The exponential kernel, that depends on a lengthscale parameter \(\beta\) and a signal variance \(\lambda\)

\[k_{exp}(r;\lambda,\beta) = \lambda\exp\left[-r/\beta\right]\]

The rational quadratic kernel with \alpha=1, depending on a lengthscale parameter \(\beta\) and a signal variance \(\lambda\)

\[k_{ratquad} = \lambda\left(1+\frac{r^2}{2\alpha\beta^2}\right)^{-\alpha}\]

For the multivariate GP, we choose a similarity kernel, that chooses the Matern 3/2 kernel when comparing the same task and otherwise 0, as explained in Multi-Output Calibration.

All the kernels employ one or more hyperparameters whose value give shape to the covariance. Note that in ACBICI we have one lengthscale parameter for the parameters \(\beta_t\) and one for the input variables \(\beta_x\).

The use of Gaussian processes in calibration

Gaussian processes have many applications in statistics and data science. In partcular, they are powerfull parameter-free regression models.

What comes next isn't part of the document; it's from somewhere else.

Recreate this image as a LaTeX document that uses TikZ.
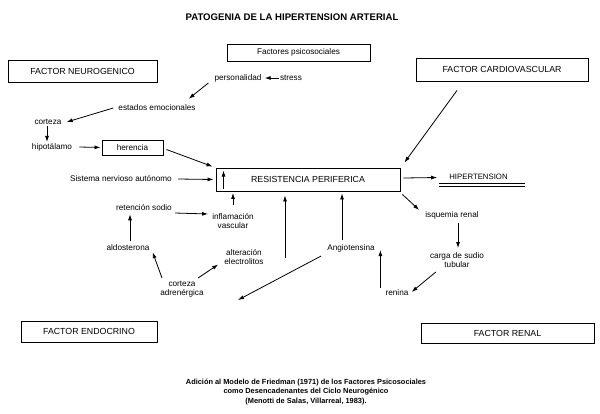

In ACBICI, they are employed for two reasons:

When the model that has to be calibrated is too expensive, it is replaced by a meta-model that, although needs to be calibrated, it is much inexpensive to evaluate. In ACBICI, this surrogate model is a Gaussian process.
Often, the discrepancy error of the model needs to be inferred. Since there is no a priori information about the form of this discrepancy, ACBICI uses a Gaussian process to represent it.

Whenever a Gaussian process is used in ACBICI, its hyperparameters need to be inferred.